You've just been hit with a new nonlethal weapon that has been certified for use in Iraq -- even though critics argue there may be unforeseen effects.
Man oh man.. this is a scary weapon. Nonlethal, perhaps, but the pain is supposed to be excruciating.. Could this be the next torture weapon?
Microsoft is investigating a new report of limited “zero-day” attacks using a vulnerability in Microsoft Word 2000, Microsoft Word 2002, Microsoft Office Word 2003, Microsoft Word Viewer 2003, Microsoft Word 2004 for Mac, and Microsoft Word 2004 v. X for Mac, as well as Microsoft Works 2004, 2005, and 2006.
In order for this attack to be carried out, a user must first open a malicious Word file attached to an e-mail or otherwise provided to them by an attacker.
Microsoft has tested the following workarounds. While these workarounds will not correct the underlying vulnerability, they help block known attack vectors. When a workaround reduces functionality, it is identified in the following section.
Do not open or save Word files that you receive from un-trusted sources or that you receive unexpectedly from trusted sources. This vulnerability could be exploited when a user opens a specially crafted Word file.
seen at Channel 9
Tuesday, December 05, 2006
Monday, December 04, 2006
So far not too bad - I'm anticipating using it more.
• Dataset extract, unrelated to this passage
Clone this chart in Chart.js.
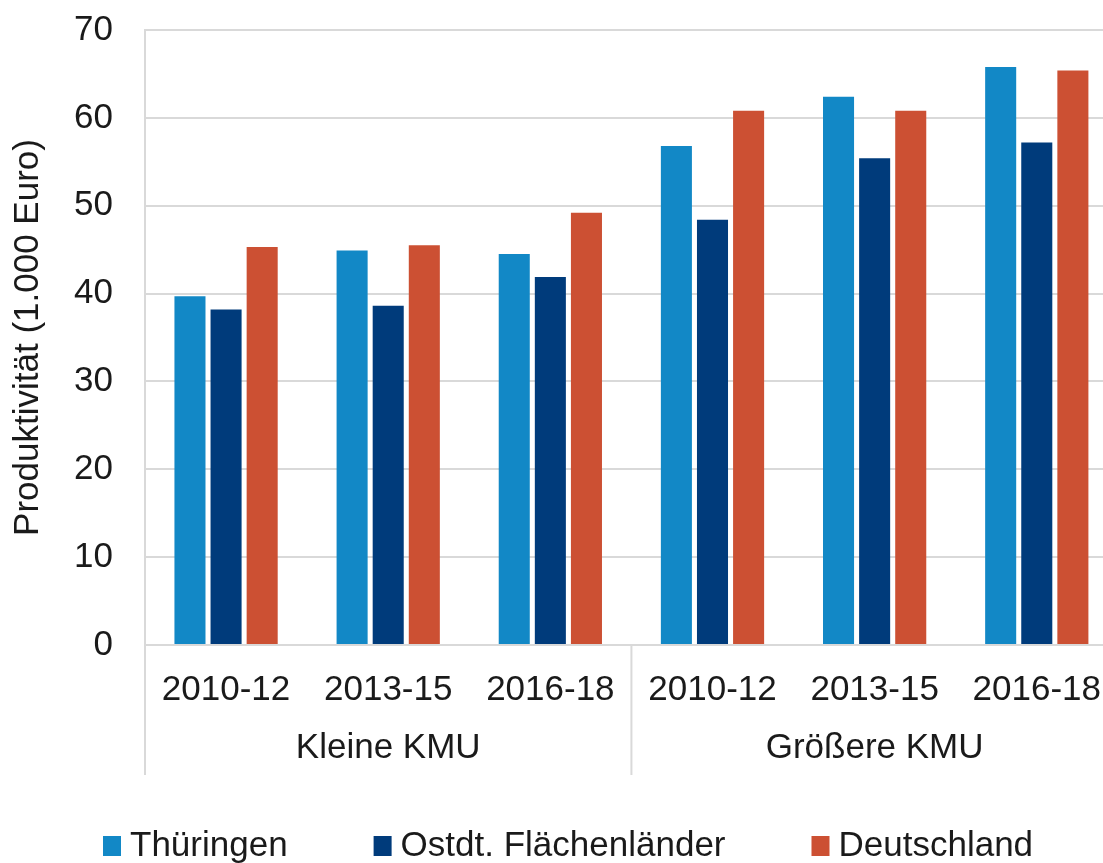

But it seems to freeze up lots, which is not good...
Freezes up like this:
Probably cos it's still beta...
see, Google sorts your websites by counting who you link to and who you're linked by right?
So... like if I move my anime links off to del.icio.us, then my relevance to all anime searches would drop?
Well, I guess, my aim is not to get noticed, to it's fine. But something to keep in mind if I finally decide to do an "expert" blog.
For now, I'm just going to tidy my links.
One down.. next: RSS, Picasaweb, Gspace. Time to get my weblife in order.